- WHAT IS BEING ASKED -
Write out the full listing exactly as given, minus the images.

====== INFORMATION PROVIDED

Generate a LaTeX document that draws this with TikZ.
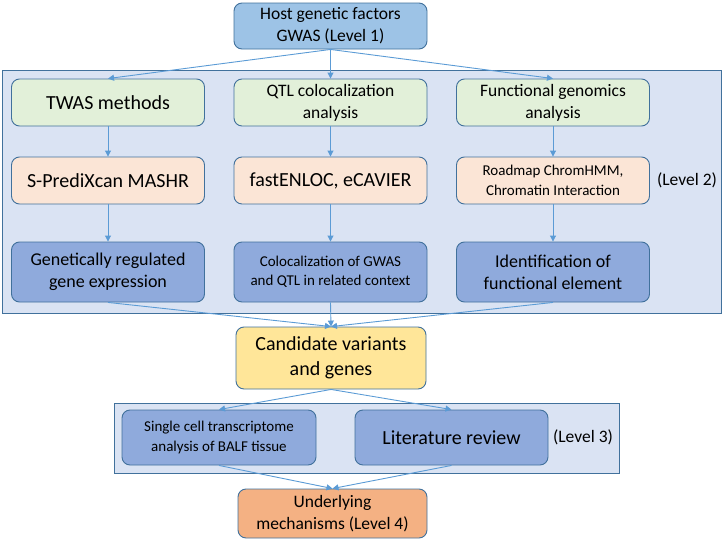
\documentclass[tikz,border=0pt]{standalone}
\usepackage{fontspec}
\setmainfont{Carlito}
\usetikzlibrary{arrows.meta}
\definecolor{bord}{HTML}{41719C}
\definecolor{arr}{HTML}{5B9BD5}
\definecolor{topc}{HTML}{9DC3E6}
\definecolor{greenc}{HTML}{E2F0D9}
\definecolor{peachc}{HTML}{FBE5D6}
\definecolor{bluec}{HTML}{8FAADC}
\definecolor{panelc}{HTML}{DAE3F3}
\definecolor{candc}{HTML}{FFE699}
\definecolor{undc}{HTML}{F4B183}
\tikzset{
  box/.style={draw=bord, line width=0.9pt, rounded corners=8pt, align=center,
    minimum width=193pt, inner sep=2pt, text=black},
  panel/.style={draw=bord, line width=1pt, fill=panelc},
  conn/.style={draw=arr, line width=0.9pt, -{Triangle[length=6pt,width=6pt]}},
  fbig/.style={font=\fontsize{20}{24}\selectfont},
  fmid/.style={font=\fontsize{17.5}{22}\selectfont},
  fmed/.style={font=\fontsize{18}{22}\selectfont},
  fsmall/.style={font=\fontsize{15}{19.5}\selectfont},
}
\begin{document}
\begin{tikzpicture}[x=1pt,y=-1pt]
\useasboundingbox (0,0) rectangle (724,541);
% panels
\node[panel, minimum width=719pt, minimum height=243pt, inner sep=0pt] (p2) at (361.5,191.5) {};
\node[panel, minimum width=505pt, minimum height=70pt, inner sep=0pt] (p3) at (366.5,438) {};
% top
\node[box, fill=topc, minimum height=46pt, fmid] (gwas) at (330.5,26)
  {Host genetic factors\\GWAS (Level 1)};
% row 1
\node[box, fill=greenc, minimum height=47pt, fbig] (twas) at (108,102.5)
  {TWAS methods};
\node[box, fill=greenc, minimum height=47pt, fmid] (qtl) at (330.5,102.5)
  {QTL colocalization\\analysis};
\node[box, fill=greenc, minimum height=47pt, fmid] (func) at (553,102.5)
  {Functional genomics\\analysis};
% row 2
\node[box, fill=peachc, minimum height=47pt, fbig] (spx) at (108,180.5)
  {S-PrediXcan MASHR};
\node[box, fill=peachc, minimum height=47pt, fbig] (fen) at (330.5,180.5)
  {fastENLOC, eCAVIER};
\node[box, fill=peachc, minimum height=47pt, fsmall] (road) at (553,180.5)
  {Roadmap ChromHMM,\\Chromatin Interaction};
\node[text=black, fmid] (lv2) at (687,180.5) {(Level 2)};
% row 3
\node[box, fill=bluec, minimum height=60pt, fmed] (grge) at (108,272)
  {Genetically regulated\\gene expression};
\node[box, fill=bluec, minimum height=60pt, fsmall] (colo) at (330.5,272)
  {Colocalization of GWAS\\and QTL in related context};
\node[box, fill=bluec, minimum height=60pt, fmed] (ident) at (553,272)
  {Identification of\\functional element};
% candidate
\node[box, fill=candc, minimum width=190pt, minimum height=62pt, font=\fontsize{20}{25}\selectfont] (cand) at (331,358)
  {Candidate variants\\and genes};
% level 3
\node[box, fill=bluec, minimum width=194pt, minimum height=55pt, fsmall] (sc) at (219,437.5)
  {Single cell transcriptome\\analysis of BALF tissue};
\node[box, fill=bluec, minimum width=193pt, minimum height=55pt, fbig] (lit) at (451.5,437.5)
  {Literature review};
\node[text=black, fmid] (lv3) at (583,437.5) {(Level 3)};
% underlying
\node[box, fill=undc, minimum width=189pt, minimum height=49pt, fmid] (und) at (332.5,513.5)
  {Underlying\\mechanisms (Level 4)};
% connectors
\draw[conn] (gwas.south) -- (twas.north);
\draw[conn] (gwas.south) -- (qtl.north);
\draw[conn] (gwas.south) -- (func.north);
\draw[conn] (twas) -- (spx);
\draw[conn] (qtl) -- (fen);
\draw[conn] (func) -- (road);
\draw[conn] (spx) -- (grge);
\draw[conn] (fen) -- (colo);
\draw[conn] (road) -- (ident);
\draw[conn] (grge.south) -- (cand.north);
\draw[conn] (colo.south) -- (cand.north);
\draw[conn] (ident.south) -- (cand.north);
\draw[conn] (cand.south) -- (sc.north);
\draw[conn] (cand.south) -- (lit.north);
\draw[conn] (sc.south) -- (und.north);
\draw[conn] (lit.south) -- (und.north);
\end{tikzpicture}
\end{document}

============

- SOLUTION -
Generate a LaTeX document that draws this with TikZ.
\documentclass[tikz,border=0pt]{standalone}
\usepackage{fontspec}
\setmainfont{Carlito}
\usetikzlibrary{arrows.meta}
\definecolor{bord}{HTML}{41719C}
\definecolor{arr}{HTML}{5B9BD5}
\definecolor{topc}{HTML}{9DC3E6}
\definecolor{greenc}{HTML}{E2F0D9}
\definecolor{peachc}{HTML}{FBE5D6}
\definecolor{bluec}{HTML}{8FAADC}
\definecolor{panelc}{HTML}{DAE3F3}
\definecolor{candc}{HTML}{FFE699}
\definecolor{undc}{HTML}{F4B183}
\tikzset{
  box/.style={draw=bord, line width=0.9pt, rounded corners=8pt, align=center,
    minimum width=193pt, inner sep=2pt, text=black},
  panel/.style={draw=bord, line width=1pt, fill=panelc},
  conn/.style={draw=arr, line width=0.9pt, -{Triangle[length=6pt,width=6pt]}},
  fbig/.style={font=\fontsize{20}{24}\selectfont},
  fmid/.style={font=\fontsize{17.5}{22}\selectfont},
  fmed/.style={font=\fontsize{18}{22}\selectfont},
  fsmall/.style={font=\fontsize{15}{19.5}\selectfont},
}
\begin{document}
\begin{tikzpicture}[x=1pt,y=-1pt]
\useasboundingbox (0,0) rectangle (724,541);
% panels
\node[panel, minimum width=719pt, minimum height=243pt, inner sep=0pt] (p2) at (361.5,191.5) {};
\node[panel, minimum width=505pt, minimum height=70pt, inner sep=0pt] (p3) at (366.5,438) {};
% top
\node[box, fill=topc, minimum height=46pt, fmid] (gwas) at (330.5,26)
  {Host genetic factors\\GWAS (Level 1)};
% row 1
\node[box, fill=greenc, minimum height=47pt, fbig] (twas) at (108,102.5)
  {TWAS methods};
\node[box, fill=greenc, minimum height=47pt, fmid] (qtl) at (330.5,102.5)
  {QTL colocalization\\analysis};
\node[box, fill=greenc, minimum height=47pt, fmid] (func) at (553,102.5)
  {Functional genomics\\analysis};
% row 2
\node[box, fill=peachc, minimum height=47pt, fbig] (spx) at (108,180.5)
  {S-PrediXcan MASHR};
\node[box, fill=peachc, minimum height=47pt, fbig] (fen) at (330.5,180.5)
  {fastENLOC, eCAVIER};
\node[box, fill=peachc, minimum height=47pt, fsmall] (road) at (553,180.5)
  {Roadmap ChromHMM,\\Chromatin Interaction};
\node[text=black, fmid] (lv2) at (687,180.5) {(Level 2)};
% row 3
\node[box, fill=bluec, minimum height=60pt, fmed] (grge) at (108,272)
  {Genetically regulated\\gene expression};
\node[box, fill=bluec, minimum height=60pt, fsmall] (colo) at (330.5,272)
  {Colocalization of GWAS\\and QTL in related context};
\node[box, fill=bluec, minimum height=60pt, fmed] (ident) at (553,272)
  {Identification of\\functional element};
% candidate
\node[box, fill=candc, minimum width=190pt, minimum height=62pt, font=\fontsize{20}{25}\selectfont] (cand) at (331,358)
  {Candidate variants\\and genes};
% level 3
\node[box, fill=bluec, minimum width=194pt, minimum height=55pt, fsmall] (sc) at (219,437.5)
  {Single cell transcriptome\\analysis of BALF tissue};
\node[box, fill=bluec, minimum width=193pt, minimum height=55pt, fbig] (lit) at (451.5,437.5)
  {Literature review};
\node[text=black, fmid] (lv3) at (583,437.5) {(Level 3)};
% underlying
\node[box, fill=undc, minimum width=189pt, minimum height=49pt, fmid] (und) at (332.5,513.5)
  {Underlying\\mechanisms (Level 4)};
% connectors
\draw[conn] (gwas.south) -- (twas.north);
\draw[conn] (gwas.south) -- (qtl.north);
\draw[conn] (gwas.south) -- (func.north);
\draw[conn] (twas) -- (spx);
\draw[conn] (qtl) -- (fen);
\draw[conn] (func) -- (road);
\draw[conn] (spx) -- (grge);
\draw[conn] (fen) -- (colo);
\draw[conn] (road) -- (ident);
\draw[conn] (grge.south) -- (cand.north);
\draw[conn] (colo.south) -- (cand.north);
\draw[conn] (ident.south) -- (cand.north);
\draw[conn] (cand.south) -- (sc.north);
\draw[conn] (cand.south) -- (lit.north);
\draw[conn] (sc.south) -- (und.north);
\draw[conn] (lit.south) -- (und.north);
\end{tikzpicture}
\end{document}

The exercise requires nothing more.